Dia juga menyarankan, seharusnya perbankan tidak menjadikan e-money sebagai basis mendapatkan keuntungan. Selama ini, pengguna e-money adalah masyarakat menegah ke bawah. Jelas hal ini akan membebani.
Seharusnya, ditambahkan Tulus, perbankan lebih mengandalkan Dana Pihak Ketiga (DPK) yang disalurkan dalam bentuk loan, sebagai sumber mencari keuntungan.
"YLKI mendesak Bank Indonesia untuk membatalkan peraturan tersebut," tutup Tulus.
Advertisement
Saksikan Video Pilihan di Bawah Ini:
Aturan Keluar Akhir September
Bank Indonesia (BI) akan mengeluarkan aturan mengenai pemungutan biaya isi ulang (top up) untuk uang elektronik atau e-money. BI berharap masyarakat memahami bahwa adanya biaya tersebut demi memaksimalkan sarana dan prasarana.
Gubernur Bank Indonesia (BI) Agus Martowardojo memastikan, peraturan anggota dewan gubernur pemungutan biaya isi saldo uang elektronik perbankan dari konsumen akan terbit akhir September 2017.
"Kami akan atur batas maksimumnya, dan besarannya, biayanya tidak akan berlebihan membebani konsumen," kata Agus seperti dikutip dari Antara, Jumat (15/9/2017).
Agus mengatakan, regulasi isi saldo tersebut akan berupa Peraturan Anggota Dewan Gubernur (PADG). Ia belum mengungkapkan aturan besaran maksimum biaya isi saldo uang elektronik karena masih dalam finalisasi.
Agus menjelaskan, BI akhirnya memperbolehkan perbankan memungut biaya isi saldo uang elektronik karena mempertimbangkan kebutuhan perbankan akan biaya investasi dalam membangun infrastruktur penyediaan uang elektronik, layanan teknologi, dan juga pemeliharaannya.
Mengingat pada 31 Oktober 2017 pembayaran jasa penggunaan jalan tol di seluruh Indonesia harus menggunakan uang elektronik, maka perbankan juga harus menyediakan loket dan tenaga Sumber Daya Mineral (SDM) di area sekitar jalan tol agar kebutuhan masyarakat untuk membayar jasa jalan tol terpenuhi.
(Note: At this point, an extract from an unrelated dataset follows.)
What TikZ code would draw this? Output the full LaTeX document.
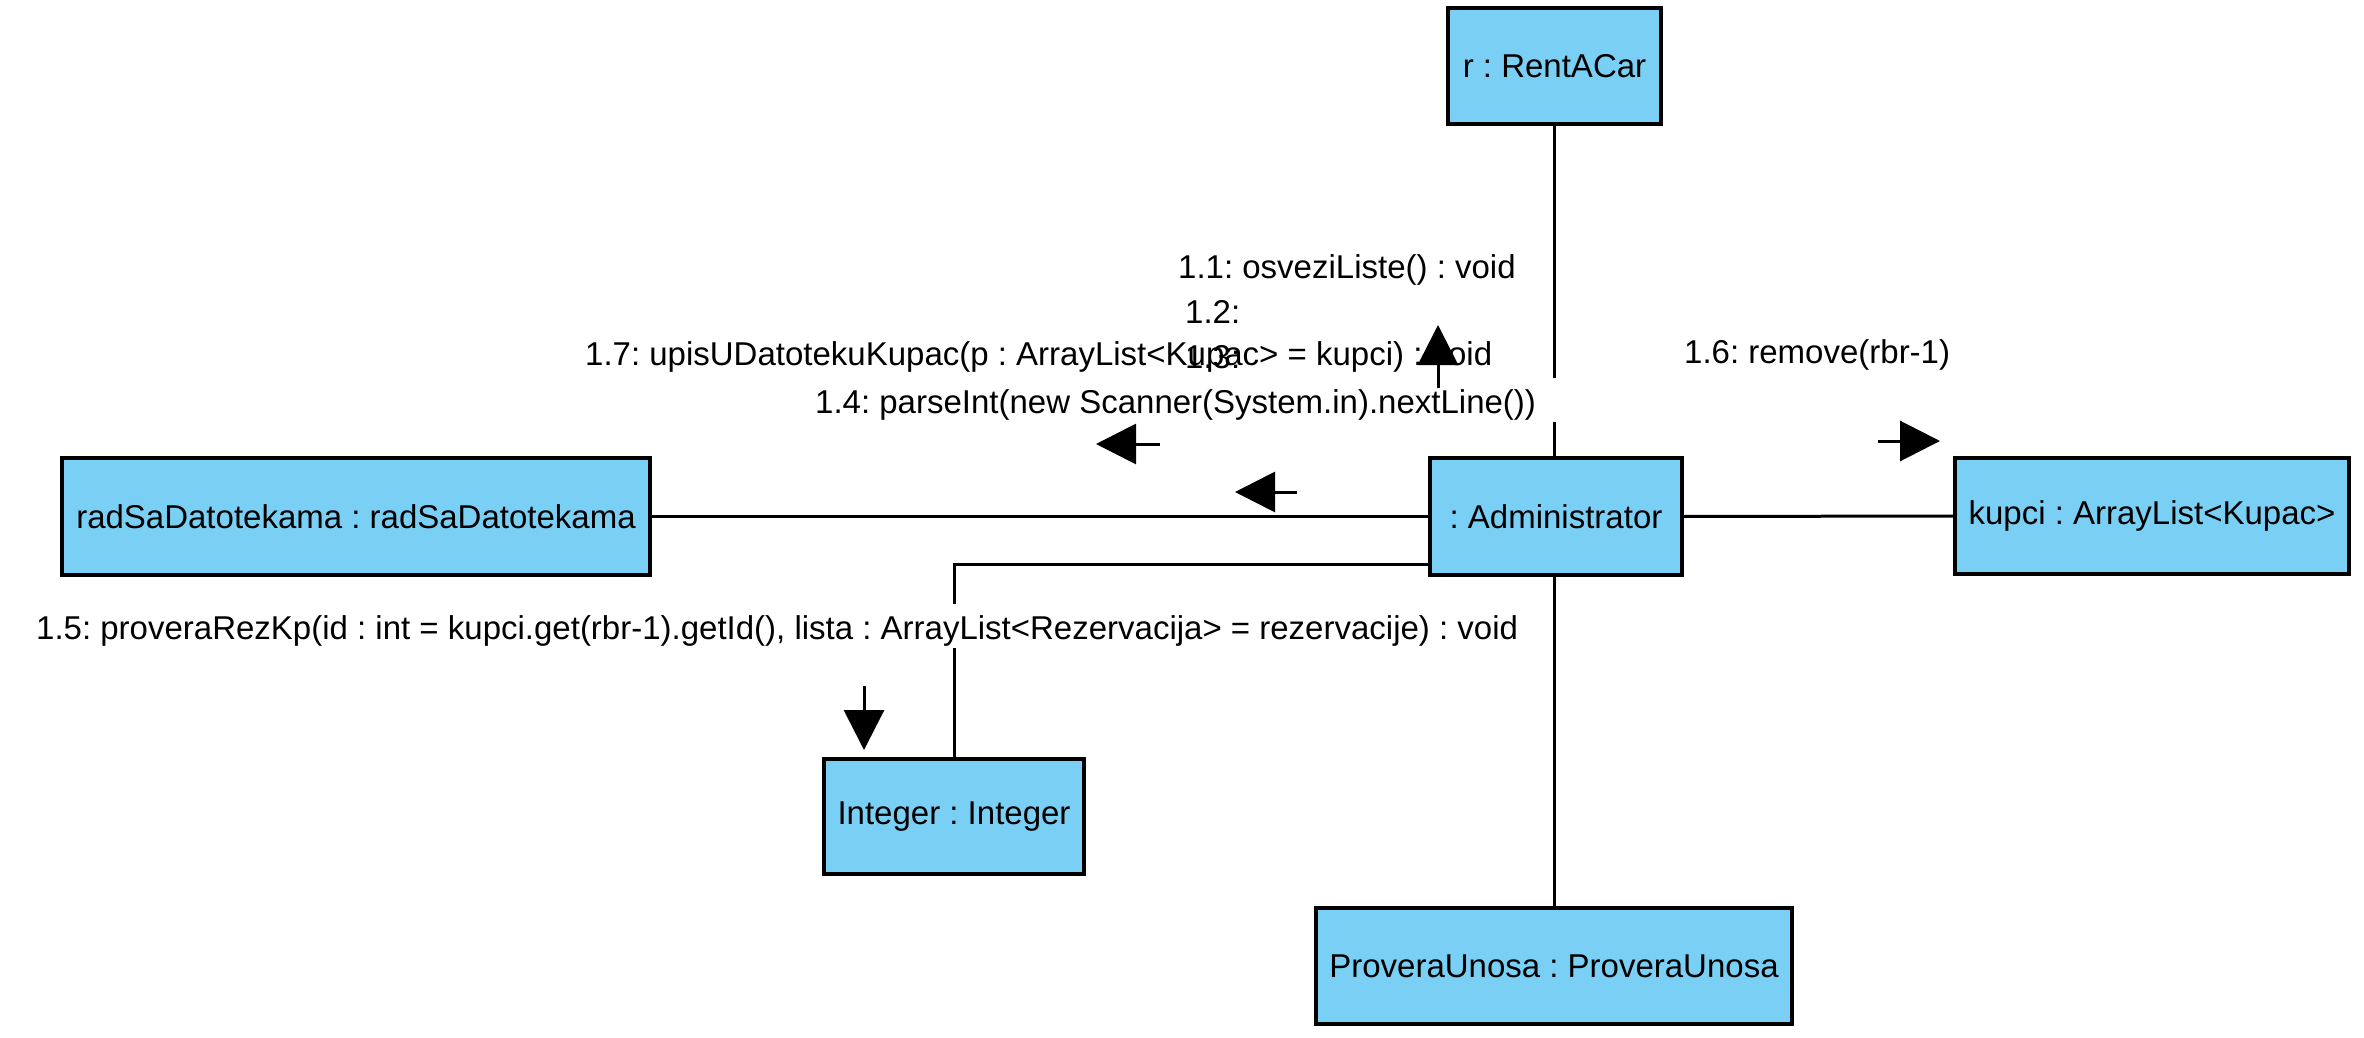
\documentclass[tikz,border=0pt]{standalone}
\usepackage{fontspec}
\setmainfont{Liberation Sans}
\usetikzlibrary{arrows.meta}
\definecolor{boxblue}{RGB}{122,207,245}
\frenchspacing
\begin{document}
\begin{tikzpicture}[x=1pt,y=-1pt,
  every node/.style={font=\fontsize{33}{40}\selectfont},
  objbox/.style={draw=black, line width=4pt, fill=boxblue, inner sep=0pt, outer sep=0pt, align=center},
  conn/.style={line width=3pt},
  msg/.style={line width=3pt, -{Triangle[length=40pt,width=40pt]}},
  lbl/.style={anchor=base west, inner sep=0pt},
  lblbg/.style={anchor=base west, fill=white, inner xsep=2pt, inner ysep=2pt, text height=33pt, text depth=7pt}
]
\useasboundingbox (0,0) rectangle (2364,1038);

% objects
\node[objbox, minimum width=213pt, minimum height=116pt] (r) at (1554.5,66) {r : RentACar};
\node[objbox, minimum width=252pt, minimum height=117pt] (adm) at (1556,516.5) {: Administrator};
\node[objbox, minimum width=394pt, minimum height=116pt] (kup) at (2152,516) {kupci : ArrayList<Kupac>};
\node[objbox, minimum width=588pt, minimum height=117pt] (rad) at (356,516.5) {radSaDatotekama : radSaDatotekama};
\node[objbox, minimum width=260pt, minimum height=115pt] (int) at (954,816.5) {Integer : Integer};
\node[objbox, minimum width=476pt, minimum height=116pt] (prov) at (1554,966) {ProveraUnosa : ProveraUnosa};

% links
\draw[conn] (r.south) -- (r.south |- adm.north);
\draw[conn] (rad.east) -- (adm.west);
\draw[conn] (adm.east) -- (kup.west);
\draw[conn] ([yshift=-47.5pt]adm.west) -| (int.north);
\draw[conn] (prov.north |- adm.south) -- (prov.north);

% message labels
\node[lbl] (l11) at (1178,278) {1.1: osveziListe() : void};
\node[lbl] (l12) at (1185,323) {1.2:};
\node[lbl] (l13) at (1185,368) {1.3:};
\node[lbl] (l17) at (585,365) {1.7: upisUDatotekuKupac(p : ArrayList<Kupac> = kupci) : void};
\node[lblbg, inner xsep=26pt] (l14) at (789,413) {1.4: parseInt(new Scanner(System.in).nextLine())};
\node[lbl] (l16) at (1684,363) {1.6: remove(rbr-1)};
\node[lblbg] (l15) at (34,639) {1.5: proveraRezKp(id : int = kupci.get(rbr-1).getId(), lista : ArrayList<Rezervacija> = rezervacije) : void};

% message arrows
\coordinate (a1s) at (1438,388); \coordinate (a1e) at (1438,325);
\coordinate (a2s) at (1160,444); \coordinate (a2e) at (1096,444);
\coordinate (a3s) at (1297,492); \coordinate (a3e) at (1235,492);
\coordinate (a4s) at (1878,441); \coordinate (a4e) at (1940,441);
\coordinate (a5s) at (864,686);  \coordinate (a5e) at (864,750);
\draw[msg] (a1s) -- (a1e);
\draw[msg] (a2s) -- (a2e);
\draw[msg] (a3s) -- (a3e);
\draw[msg] (a4s) -- (a4e);
\draw[msg] (a5s) -- (a5e);
\end{tikzpicture}
\end{document}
"Kita harus yakinkan bahwa saat masyarakat beli uang elektronik untuk jalan tol, itu harus tersedia secara luas. Oleh karena itu, BI mengizinkan untuk ada tambahan biaya," ujarnya.
Selain loket penjualan uang elektronik, kata Agus, perbankan juga harus menyiapkan sarana prasarana untuk melayani isi saldo uang elektronik. "Kami juga berharap masyarakat memahami kalau tidak ada biaya top up nanti akan terbatas itu kesediaan sarananya," ujar dia.
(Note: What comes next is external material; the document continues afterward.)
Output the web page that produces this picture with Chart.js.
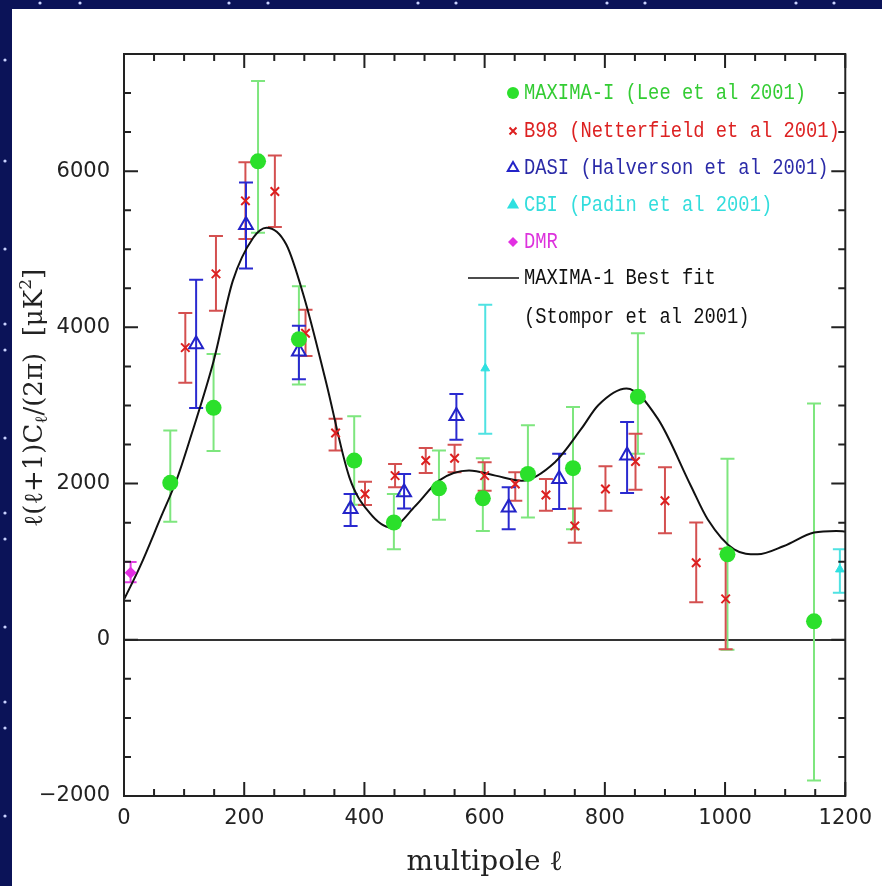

Sejak wacana pengenaan biaya isi saldo uang elektronik ini mengemuka, kalangan pelaku usaha jasa sistem pembayaran mengusulkan pengenaan biaya di kisaran Rp 1.500 sampai Rp 2.000 setiap kali isi ulang.
Sebagai gambaran, jumlah uang elektronik di Indonesia beredar per Juli 2017 mencapai 69,45 juta atau naik 35 persen dibandingkan periode akhir 2016 yang tercatat 51,2 juta.